#### [What this task involves]
Retype only the lines running from the beginning of the entries below to the line with "from matplotlib.patches import Wedge", both included. Do not include pictures.

#### [Entries]
***

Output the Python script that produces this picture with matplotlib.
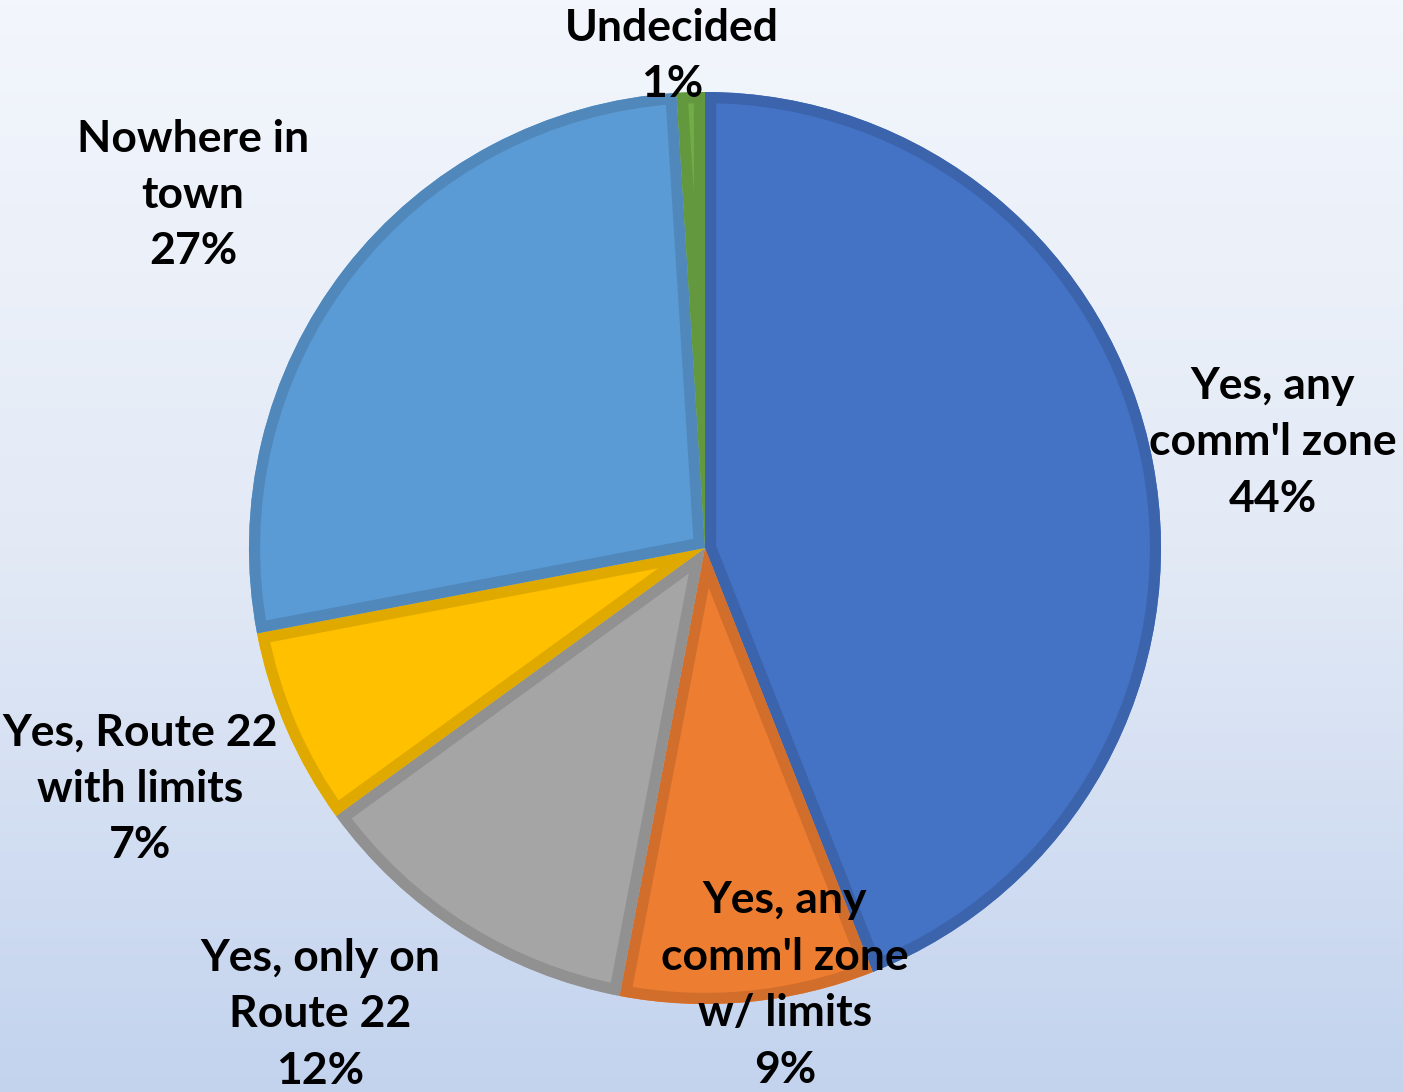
import numpy as np
import matplotlib.pyplot as plt
import matplotlib.colors as mcolors
from matplotlib.patches import Wedge

# data
labels = ["Yes, any\ncomm'l zone", "Yes, any\ncomm'l zone\nw/ limits", "Yes, only on\nRoute 22",
          "Yes, Route 22\nwith limits", "Nowhere in\ntown", "Undecided"]
values = [44, 9, 12, 7, 27, 1]
colors = ["#4472C4", "#ED7D31", "#A5A5A5", "#FFC000", "#5B9BD5", "#70AD47"]

# label spots in pixel coords (x, y from top)
label_pos = [(1273, 442), (785, 985), (320, 1014), (140, 789), (193, 195), (672, 56)]

W, H = 1403, 1092
fig = plt.figure(figsize=(W / 100, H / 100), dpi=100)
ax = fig.add_axes([0, 0, 1, 1])

# background gradient
grad = np.linspace(0, 1, 256).reshape(-1, 1)
cmap = mcolors.LinearSegmentedColormap.from_list('bg', ["#F3F6FC", "#E3EAF6", "#C3D3EE"])
ax.imshow(grad, cmap=cmap, extent=[0, W, 0, H], origin='upper', aspect='auto', zorder=0)

cx, cy, r = 705, H - 548, 456
wedges, _ = ax.pie(values, colors=colors, startangle=90, counterclock=False,
                   center=(cx, cy), radius=r, frame=True,
                   wedgeprops=dict(linewidth=0))
# darker border drawn on the inside of each slice
for w, c in zip(wedges, colors):
    w.set_zorder(2)
    dark = tuple(v * 0.88 for v in mcolors.to_rgb(c))
    b = Wedge(w.center, w.r, w.theta1, w.theta2, facecolor='none', edgecolor=dark,
              linewidth=16, joinstyle='round', zorder=3)
    ax.add_patch(b)
    b.set_clip_path(w)

ax.set_xlim(0, W)
ax.set_ylim(0, H)
ax.set_aspect('equal')
ax.axis('off')

for lab, v, (px, py) in zip(labels, values, label_pos):
    ax.text(px, H - py, f"{lab}\n{v}%", ha='center', va='center', fontsize=32,
            fontweight='bold', family='Lato', linespacing=1.5, color='black', zorder=5)

fig.savefig('out.png', dpi=100)
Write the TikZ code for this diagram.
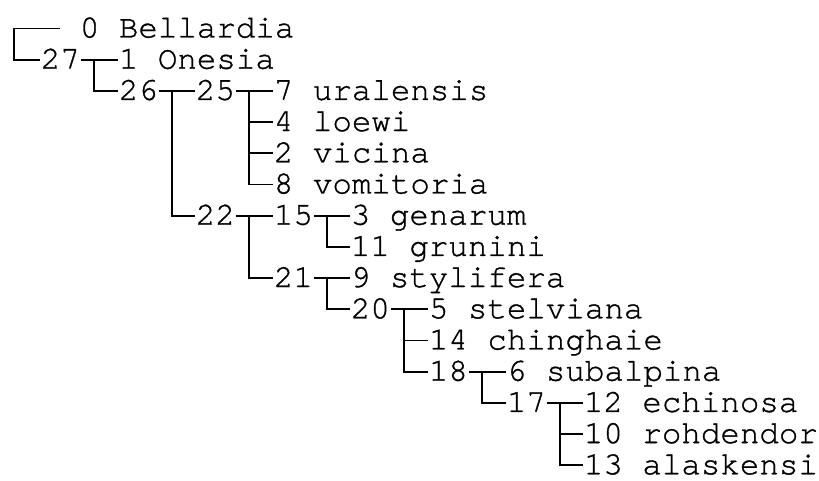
\documentclass[tikz,border=0pt]{standalone}
\usepackage{fontspec}
\newfontfamily\curfont[FakeBold=1]{texgyrecursor-regular.otf}

\begin{document}
\begin{tikzpicture}[x=1pt, y=-31.2pt, line width=1.8pt,
  lbl/.style={anchor=west, inner sep=0pt, font=\curfont\fontsize{32.5pt}{34pt}\selectfont,
    text height=22pt, text depth=4pt}]
\useasboundingbox (0,-0.913) rectangle (819,14.503);
\node[lbl] (0) at (79,0) {0 Bellardia};
\node[lbl] (27) at (40,1) {27};
\node[lbl] (1) at (118,1) {1 Onesia};
\node[lbl] (26) at (118,2) {26};
\node[lbl] (25) at (195,2) {25};
\node[lbl] (7) at (273,2) {7 uralensis};
\node[lbl] (4) at (273,3) {4 loewi};
\node[lbl] (2) at (273,4) {2 vicina};
\node[lbl] (8) at (273,5) {8 vomitoria};
\node[lbl] (22) at (195,6) {22};
\node[lbl] (15) at (273,6) {15};
\node[lbl] (3) at (350,6) {3 genarum};
\node[lbl] (11) at (350,7) {11 grunini};
\node[lbl] (21) at (273,8) {21};
\node[lbl] (9) at (350,8) {9 stylifera};
\node[lbl] (20) at (350,9) {20};
\node[lbl] (5) at (428,9) {5 stelviana};
\node[lbl] (14) at (428,10) {14 chinghaie};
\node[lbl] (18) at (428,11) {18};
\node[lbl] (6) at (506,11) {6 subalpina};
\node[lbl] (17) at (506,12) {17};
\node[lbl] (12) at (583,12) {12 echinosa};
\node[lbl] (10) at (583,13) {10 rohdendor};
\node[lbl] (13) at (583,14) {13 alaskensi};
\coordinate (root) at (14,0.5);
\draw ([xshift=-19pt]0.west) -| (root) |- (27.west);
\foreach \p/\c in {27/1, 27/26, 26/25, 26/22, 25/7, 25/4, 25/2, 25/8, 22/15, 22/21,
    15/3, 15/11, 21/9, 21/20, 20/5, 20/14, 20/18, 18/6, 18/17, 17/12, 17/10, 17/13}
  \draw (\p.east) -- ++(13pt,0) |- (\c.west);
\end{tikzpicture}
\end{document}
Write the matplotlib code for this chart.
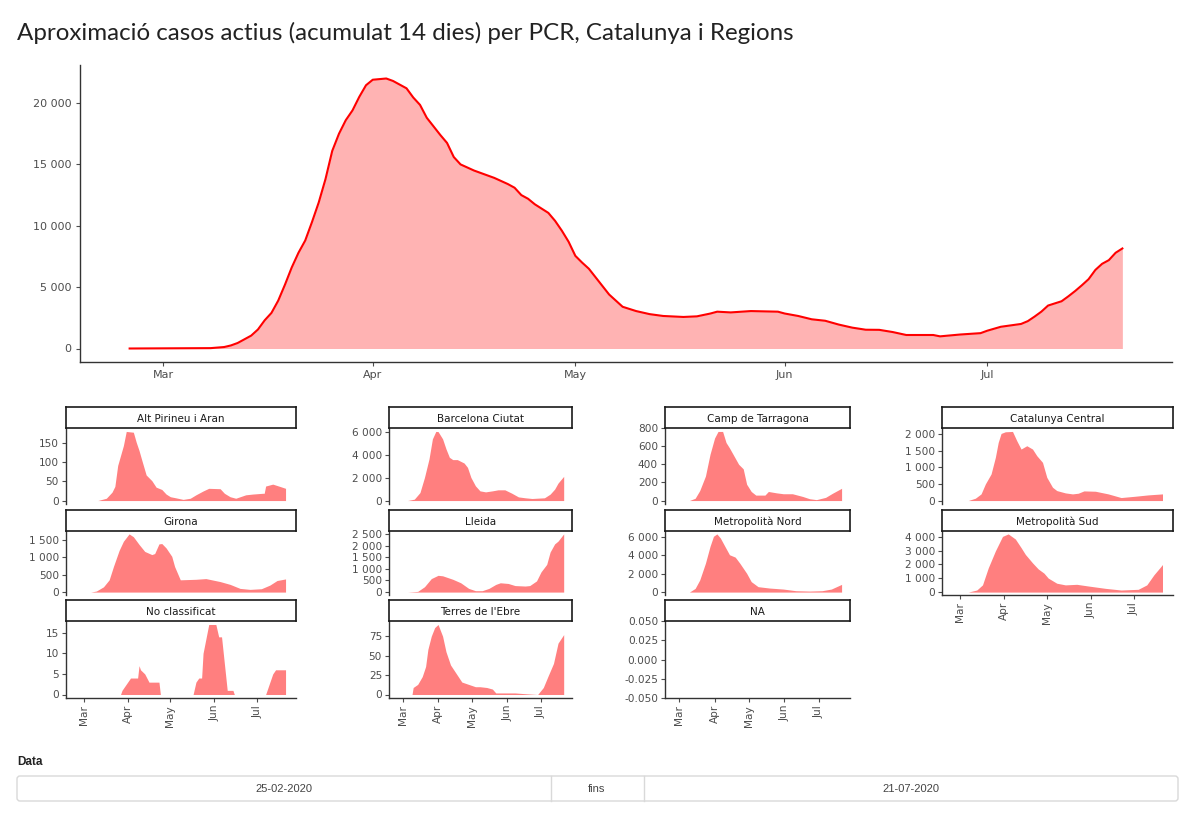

***

#### [Solution to this problem]
Output the Python script that produces this picture with matplotlib.
import numpy as np
import matplotlib.pyplot as plt
import matplotlib.colors as mcolors
from matplotlib.patches import Wedge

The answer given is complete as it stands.